Friday, June 14, 2024

A green roof in Cambridge seen in 2008. Cambridge City Hall’s pointed tower is at center right in the distance. (Photo: Mike Linksvayer via Flickr)

Requirements for “vegetated roofs” – also known as green roofs – on new or substantially renovated mid-rise, high-rise and commercial buildings were proposed Thursday in Somerville’s Land Use Committee by Ward 3 city councilor Ben Ewen-Campen and at-large councilor Jake Wilson.

Per the proposal, 80 percent of available room space – that is, space not dedicated to mechanical equipment, solar panels or other required equipment – would need to be covered in vegetation. The councilors encouraged passage of the amendment for its potential to mitigate the effects of climate change.

“We’re sitting here on a 90-degree day in September, so it should be pretty obvious to everyone why this is important,” Wilson said.

Cambridge has a similar law for buildings of more than 25,000 square feet, approximately the same square footage as Somerville’s mid-rise buildings, Ewen-Campen noted.

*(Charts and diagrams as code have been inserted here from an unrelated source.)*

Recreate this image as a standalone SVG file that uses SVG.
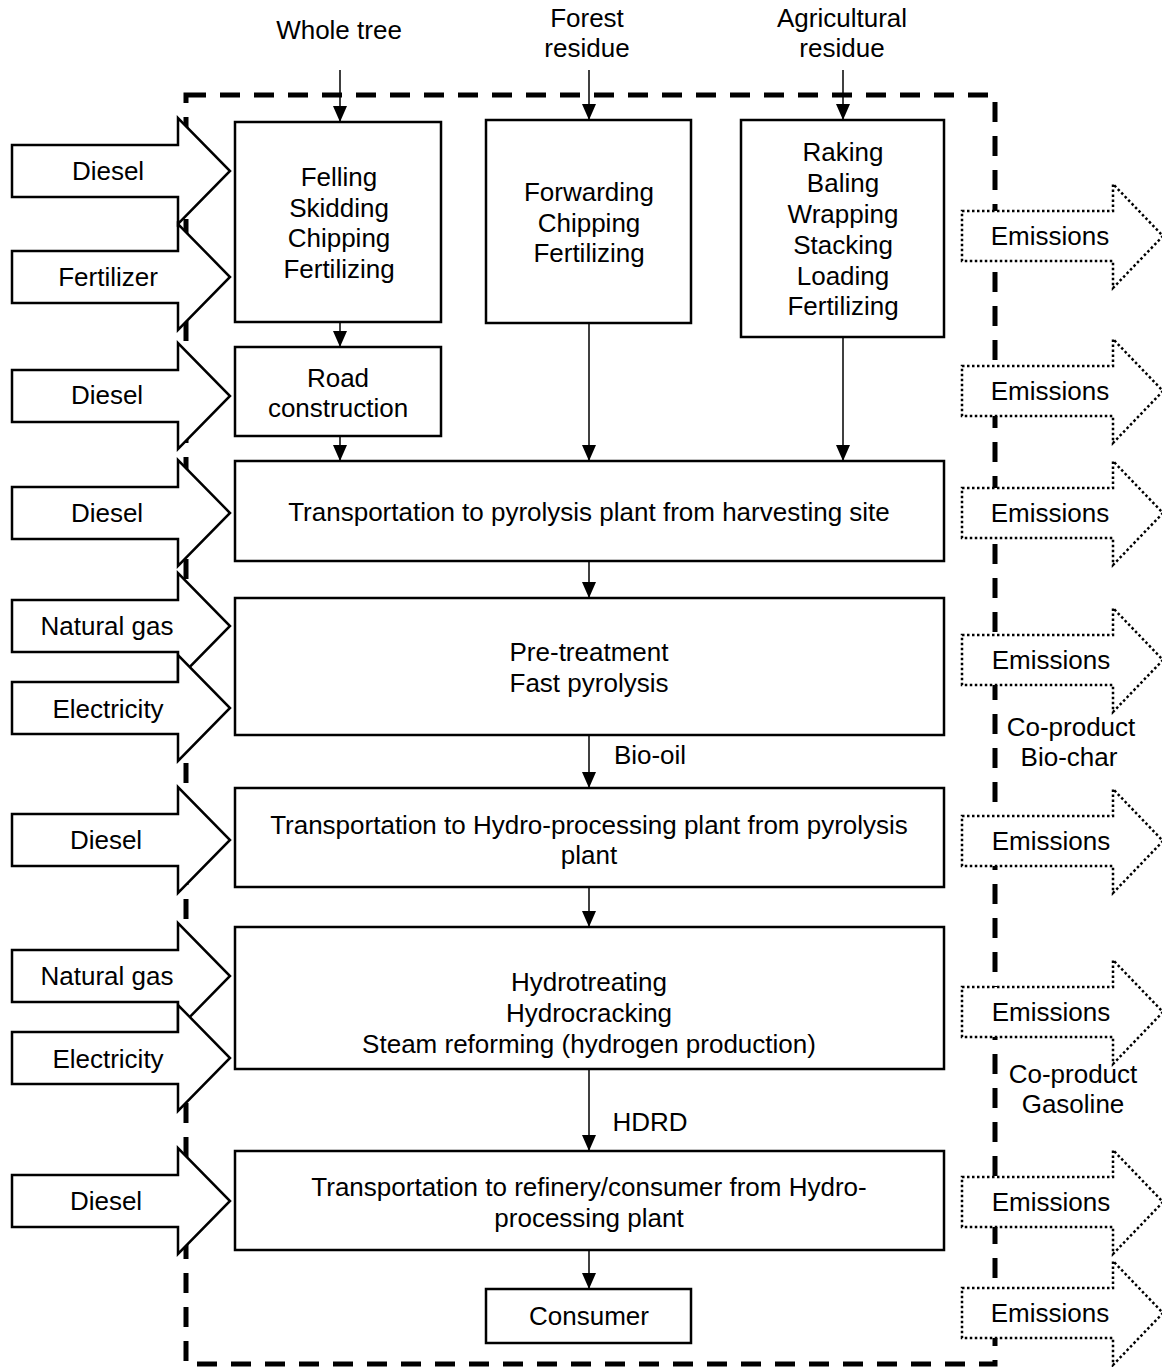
<svg xmlns="http://www.w3.org/2000/svg" width="1162" height="1367" viewBox="0 0 1162 1367">
<defs>
<style>
text{font-family:"Liberation Sans",Arial,sans-serif;font-size:26px;fill:#000;text-anchor:middle}
.box{fill:#fff;stroke:#000;stroke-width:2.5}
.in{fill:#fff;stroke:#000;stroke-width:2.5;stroke-linejoin:miter}
.out{fill:#fff;stroke:#000;stroke-width:2.5;stroke-dasharray:2.5 2.5}
.bnd{fill:none;stroke:#000;stroke-width:5;stroke-dasharray:20 14}
.con{stroke:#000;stroke-width:1.5;fill:none}
</style>
<marker id="ah" viewBox="0 0 16 14" refX="16" refY="7" markerWidth="16" markerHeight="14" markerUnits="userSpaceOnUse" orient="auto">
<path d="M0,0L16,7L0,14Z" fill="#000"/>
</marker>
<path id="inA" d="M12,-26H178V-53L230,0L178,53V26H12Z"/>
<path id="outA" d="M962,-25H1113V-52L1163,0L1113,52V25H962Z"/>
</defs>
<rect width="1162" height="1367" fill="#fff"/>
<rect class="bnd" x="186" y="95" width="809" height="1269"/>

<g id="sources">
<text x="339" y="39">Whole tree</text>
<text x="587" y="27">Forest</text>
<text x="587" y="57">residue</text>
<text x="842" y="27">Agricultural</text>
<text x="842" y="57">residue</text>
</g>

<g id="inputs">
<g id="in1"><use href="#inA" class="in" transform="translate(0,171)"/><text x="108" y="180">Diesel</text></g>
<g id="in2"><use href="#inA" class="in" transform="translate(0,277)"/><text x="108" y="286">Fertilizer</text></g>
<g id="in3"><use href="#inA" class="in" transform="translate(0,396)"/><text x="107" y="404">Diesel</text></g>
<g id="in4"><use href="#inA" class="in" transform="translate(0,513)"/><text x="107" y="522">Diesel</text></g>
<g id="in5"><use href="#inA" class="in" transform="translate(0,626)"/><text x="107" y="635">Natural gas</text></g>
<g id="in6"><use href="#inA" class="in" transform="translate(0,708)"/><text x="108" y="718">Electricity</text></g>
<g id="in7"><use href="#inA" class="in" transform="translate(0,840)"/><text x="106" y="849">Diesel</text></g>
<g id="in8"><use href="#inA" class="in" transform="translate(0,976)"/><text x="107" y="985">Natural gas</text></g>
<g id="in9"><use href="#inA" class="in" transform="translate(0,1058)"/><text x="108" y="1068">Electricity</text></g>
<g id="in10"><use href="#inA" class="in" transform="translate(0,1201)"/><text x="106" y="1210">Diesel</text></g>
</g>

<g id="outputs">
<g id="out1"><use href="#outA" class="out" transform="translate(0,236)"/><text x="1050" y="245">Emissions</text></g>
<g id="out2"><use href="#outA" class="out" transform="translate(0,391)"/><text x="1050" y="400">Emissions</text></g>
<g id="out3"><use href="#outA" class="out" transform="translate(0,513)"/><text x="1050" y="522">Emissions</text></g>
<g id="out4"><use href="#outA" class="out" transform="translate(0,660)"/><text x="1051" y="669">Emissions</text></g>
<g id="out5"><use href="#outA" class="out" transform="translate(0,841)"/><text x="1051" y="850">Emissions</text></g>
<g id="out6"><use href="#outA" class="out" transform="translate(0,1012)"/><text x="1051" y="1021">Emissions</text></g>
<g id="out7"><use href="#outA" class="out" transform="translate(0,1202)"/><text x="1051" y="1211">Emissions</text></g>
<g id="out8"><use href="#outA" class="out" transform="translate(0,1313)"/><text x="1050" y="1322">Emissions</text></g>
<g id="co1"><text x="1071" y="736">Co-product</text><text x="1069" y="766">Bio-char</text></g>
<g id="co2"><text x="1073" y="1083">Co-product</text><text x="1073" y="1113">Gasoline</text></g>
</g>

<g id="connectors">
<line class="con" x1="340" y1="70" x2="340" y2="122" marker-end="url(#ah)"/>
<line class="con" x1="589" y1="70" x2="589" y2="120" marker-end="url(#ah)"/>
<line class="con" x1="843" y1="70" x2="843" y2="120" marker-end="url(#ah)"/>
<line class="con" x1="340" y1="322" x2="340" y2="347" marker-end="url(#ah)"/>
<line class="con" x1="340" y1="436" x2="340" y2="461" marker-end="url(#ah)"/>
<line class="con" x1="589" y1="323" x2="589" y2="461" marker-end="url(#ah)"/>
<line class="con" x1="843" y1="337" x2="843" y2="461" marker-end="url(#ah)"/>
<line class="con" x1="589" y1="561" x2="589" y2="598" marker-end="url(#ah)"/>
<line class="con" x1="589" y1="735" x2="589" y2="788" marker-end="url(#ah)"/>
<text x="650" y="764">Bio-oil</text>
<line class="con" x1="589" y1="887" x2="589" y2="927" marker-end="url(#ah)"/>
<line class="con" x1="589" y1="1069" x2="589" y2="1151" marker-end="url(#ah)"/>
<text x="650" y="1131">HDRD</text>
<line class="con" x1="589" y1="1250" x2="589" y2="1289" marker-end="url(#ah)"/>
</g>

<g id="felling"><rect class="box" x="235" y="122" width="206" height="200"/>
<text x="339" y="186">Felling</text><text x="339" y="217">Skidding</text><text x="339" y="247">Chipping</text><text x="339" y="278">Fertilizing</text></g>
<g id="forwarding"><rect class="box" x="486" y="120" width="205" height="203"/>
<text x="589" y="201">Forwarding</text><text x="589" y="232">Chipping</text><text x="589" y="262">Fertilizing</text></g>
<g id="raking"><rect class="box" x="741" y="120" width="203" height="217"/>
<text x="843" y="161">Raking</text><text x="843" y="192">Baling</text><text x="843" y="223">Wrapping</text><text x="843" y="254">Stacking</text><text x="843" y="285">Loading</text><text x="843" y="315">Fertilizing</text></g>
<g id="road"><rect class="box" x="235" y="347" width="206" height="89"/>
<text x="338" y="387">Road</text><text x="338" y="417">construction</text></g>
<g id="transport1"><rect class="box" x="235" y="461" width="709" height="100"/>
<text x="589" y="521">Transportation to pyrolysis plant from harvesting site</text></g>
<g id="pyrolysis"><rect class="box" x="235" y="598" width="709" height="137"/>
<text x="589" y="661">Pre-treatment</text><text x="589" y="692">Fast pyrolysis</text></g>
<g id="transport2"><rect class="box" x="235" y="788" width="709" height="99"/>
<text x="589" y="834">Transportation to Hydro-processing plant from pyrolysis</text><text x="589" y="864">plant</text></g>
<g id="hydro"><rect class="box" x="235" y="927" width="709" height="142"/>
<text x="589" y="991">Hydrotreating</text><text x="589" y="1022">Hydrocracking</text><text x="589" y="1053">Steam reforming (hydrogen production)</text></g>
<g id="transport3"><rect class="box" x="235" y="1151" width="709" height="99"/>
<text x="589" y="1196">Transportation to refinery/consumer from Hydro-</text><text x="589" y="1227">processing plant</text></g>
<g id="consumer"><rect class="box" x="486" y="1289" width="205" height="54"/>
<text x="589" y="1325">Consumer</text></g>
</svg>
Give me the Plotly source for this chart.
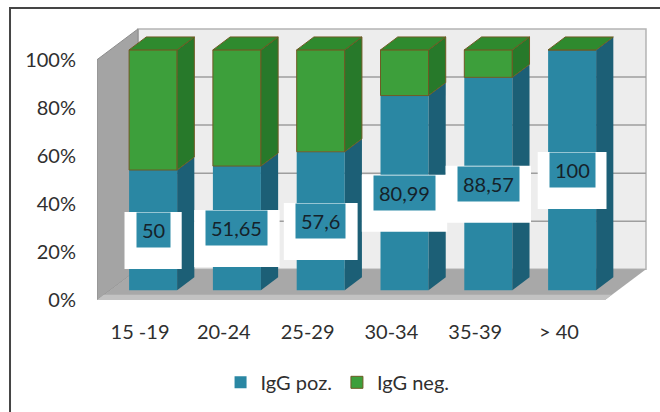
import plotly.graph_objects as go

# --- data -------------------------------------------------------------
age_groups = ["15 -19", "20-24", "25-29", "30-34", "35-39", "> 40"]
igg_pos = [50, 51.65, 57.6, 80.99, 88.57, 100]
igg_neg = [50, 48.35, 42.4, 19.01, 11.43, 0]
pct_ticks = [0, 20, 40, 60, 80, 100]
pct_labels = ["0%", "20%", "40%", "60%", "80%", "100%"]

# --- colours ------------------------------------------------------------
TEAL = "#2a87a3"
TEAL_SIDE = "#1c5f76"
GREEN = "#3d9f3b"
GREEN_SIDE = "#27792a"
GREEN_TOP = "#2f8a2e"
GREEN_EDGE = "#6f5a24"
LABEL_BG = "#2e8ba8"
TEXT = "#2f2f2f"
FONT = "Lato"
FONT_SIZE = 20

# --- 3-D box geometry (axis units) -------------------------------------
DEPTH_X, DEPTH_Y = 0.489, 12.8      # floor front edge -> back wall
BAR_FRONT, BAR_DEPTH = 0.32, 0.42   # bar front plane / bar thickness (fraction of depth)
BAR_W = 0.573
X_LO, X_HI = -0.513, 5.549          # floor extent at the front edge
TOP = 100

bfx, bfy = BAR_FRONT * DEPTH_X, BAR_FRONT * DEPTH_Y
bdx, bdy = BAR_DEPTH * DEPTH_X, BAR_DEPTH * DEPTH_Y

xs_idx = list(range(len(age_groups)))


def face(pts, fill, edge=None, width=0):
    xs = [p[0] for p in pts] + [pts[0][0]]
    ys = [p[1] for p in pts] + [pts[0][1]]
    return go.Scatter(
        x=xs, y=ys, mode="lines", fill="toself", fillcolor=fill,
        line=dict(color=edge or fill, width=width),
        hoverinfo="skip", showlegend=False,
    )


fig = go.Figure()

# front faces of the stacked bars
fig.add_trace(go.Bar(
    name="IgG poz.", x=xs_idx, y=igg_pos, base=[bfy] * len(igg_pos),
    width=BAR_W, offset=bfx - BAR_W / 2,
    marker=dict(color=TEAL, line=dict(color=TEAL, width=0)),
))
fig.add_trace(go.Bar(
    name="IgG neg.", x=xs_idx, y=igg_neg,
    base=[bfy + p for p in igg_pos],
    width=BAR_W, offset=bfx - BAR_W / 2,
    marker=dict(color=GREEN, line=dict(color=GREEN_EDGE, width=1)),
))

# side and top faces of each bar
for i, (p, n) in enumerate(zip(igg_pos, igg_neg)):
    cx = i + bfx
    xl, xr = cx - BAR_W / 2, cx + BAR_W / 2
    y0 = bfy
    y1 = bfy + p
    y2 = bfy + p + n
    fig.add_trace(face([(xr, y0), (xr + bdx, y0 + bdy), (xr + bdx, y1 + bdy), (xr, y1)],
                       TEAL_SIDE))
    if n > 0:
        fig.add_trace(face([(xr, y1), (xr + bdx, y1 + bdy), (xr + bdx, y2 + bdy), (xr, y2)],
                           GREEN_SIDE, GREEN_EDGE, 1))
    fig.add_trace(face([(xl, y2), (xr, y2), (xr + bdx, y2 + bdy), (xl + bdx, y2 + bdy)],
                       GREEN_TOP, GREEN_EDGE, 1))

# walls, floor and back-wall gridlines
shapes = []


def path(pts):
    return "M " + " L ".join(f"{x},{y}" for x, y in pts) + " Z"


bx0, bx1 = X_LO + DEPTH_X, X_HI + DEPTH_X
shapes.append(dict(type="path", layer="below", xref="x", yref="y",
                   path=path([(bx0, DEPTH_Y), (bx1, DEPTH_Y), (bx1, TOP + DEPTH_Y), (bx0, TOP + DEPTH_Y)]),
                   fillcolor="#ededed", line=dict(color="#b4b4b4", width=1.5)))
for v in pct_ticks[1:-1]:
    shapes.append(dict(type="line", layer="below", xref="x", yref="y",
                       x0=bx0, x1=bx1, y0=v + DEPTH_Y, y1=v + DEPTH_Y,
                       line=dict(color="#9e9e9e", width=1.5)))
shapes.append(dict(type="path", layer="below", xref="x", yref="y",
                   path=path([(X_LO, 0), (bx0, DEPTH_Y), (bx0, TOP + DEPTH_Y), (X_LO, TOP)]),
                   fillcolor="#a4a4a4", line=dict(color="#8c8c8c", width=1)))
shapes.append(dict(type="path", layer="below", xref="x", yref="y",
                   path=path([(X_LO, 0), (X_HI, 0), (bx1, DEPTH_Y), (bx0, DEPTH_Y)]),
                   fillcolor="#a8a8a8", line=dict(color="#a8a8a8", width=0)))
shapes.append(dict(type="path", layer="below", xref="x", yref="y",
                   path=path([(X_LO, 0), (X_HI, 0), (X_HI + 0.08, 2.2), (X_LO + 0.08, 2.2)]),
                   fillcolor="#c2c2c2", line=dict(width=0)))

# value labels: a white plate behind a teal tag, centred on the teal segment
annotations = []
for i, p in enumerate(igg_pos):
    txt = f"{p:g}".replace(".", ",")
    text_w = sum(5.0 if ch == "," else 11.6 for ch in txt)
    half_w = text_w / 2 + 5 + 12
    shapes.append(dict(type="rect", xref="x", yref="y",
                       xsizemode="pixel", ysizemode="pixel",
                       xanchor=i + bfx, yanchor=bfy + p / 2,
                       x0=-half_w, x1=half_w, y0=-39, y1=18,
                       fillcolor="white", line=dict(width=0), layer="above"))
    annotations.append(dict(x=i + bfx, y=bfy + p / 2, xref="x", yref="y", text=txt,
                            showarrow=False,
                            font=dict(family=FONT, size=FONT_SIZE, color="#15222a"),
                            bgcolor=LABEL_BG, borderpad=5))

# outer frame
shapes.append(dict(type="rect", xref="paper", yref="paper",
                   x0=-0.1573, x1=1.05, y0=-0.45, y1=1.0426,
                   line=dict(color="#454545", width=2), fillcolor="rgba(0,0,0,0)"))

fig.update_layout(
    width=660, height=412,
    margin=dict(l=97, r=10, t=20, b=110),
    paper_bgcolor="white", plot_bgcolor="rgba(0,0,0,0)",
    barmode="overlay",
    shapes=shapes, annotations=annotations,
    font=dict(family=FONT, size=FONT_SIZE, color=TEXT),
    showlegend=True,
    legend=dict(orientation="h", x=0.435, xanchor="center", y=-0.294, yanchor="middle",
                font=dict(family=FONT, size=FONT_SIZE, color=TEXT), bgcolor="rgba(0,0,0,0)"),
    xaxis=dict(range=[-0.5131, 6.0859], tickvals=xs_idx, ticktext=age_groups,
               showgrid=False, zeroline=False, showline=False,
               ticks="outside", ticklen=14, tickcolor="rgba(0,0,0,0)", fixedrange=True),
    yaxis=dict(range=[0, 116.53], tickvals=pct_ticks, ticktext=pct_labels,
               showgrid=False, zeroline=False, showline=False,
               ticks="outside", ticklen=16, tickcolor="rgba(0,0,0,0)", fixedrange=True),
)

fig.write_html("out.html")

The amendment does not include specific requirements such as soil depth and types of plants; keeping the language vague avoids running into issues because the building code is regulated at the state level, Ewen-Campen said. Still, he added, aspects such as green scores – another part of Somerville’s zoning code that rates buildings based on green space – could incentivize developers to build more intentionally.

“Somerville has already lost the vast majority of its natural spaces,” said Renee Scott, an advocate with Green & Open Somerville and a citizen sponsor of the new zoning. “We need to get creative about bringing nature back to our lives.”

Brendan Shea, another community advocate, examined Assembly Square and Cambridge’s Kendall Square to see how much green roof space could be dedicated around mechanical structures. There’s significant available space for greenery in Somerville when compared with Cambridge, Shea said.

According to the federal Environmental Protection Agency, patches of nature are cooler due to providing shade and releasing moisture through evapotranspiration, while cities’ lack of green spaces creates urban “heat islands.” The green roofs could help reduce the heat, city officials and public commenters said. Tori Antonino said the roofs could even provide habitats for native animals.

One commenter expressed worry that exemptions to the amendment allowing solar panels and for cellular and radio towers would encourage developers to rent out more of their roof space. In response, Ward 5 councilor Beatriz Gomez Mouakad asked for further study and clarification on whether having green roofs without allowing space for solar panels would prevent the city from reaching its renewable energy goals. Mouakad also questioned whether green scores would effectively encourage developers to incorporate green roofs.

Officials will revisit the proposal after public comment closes on Friday.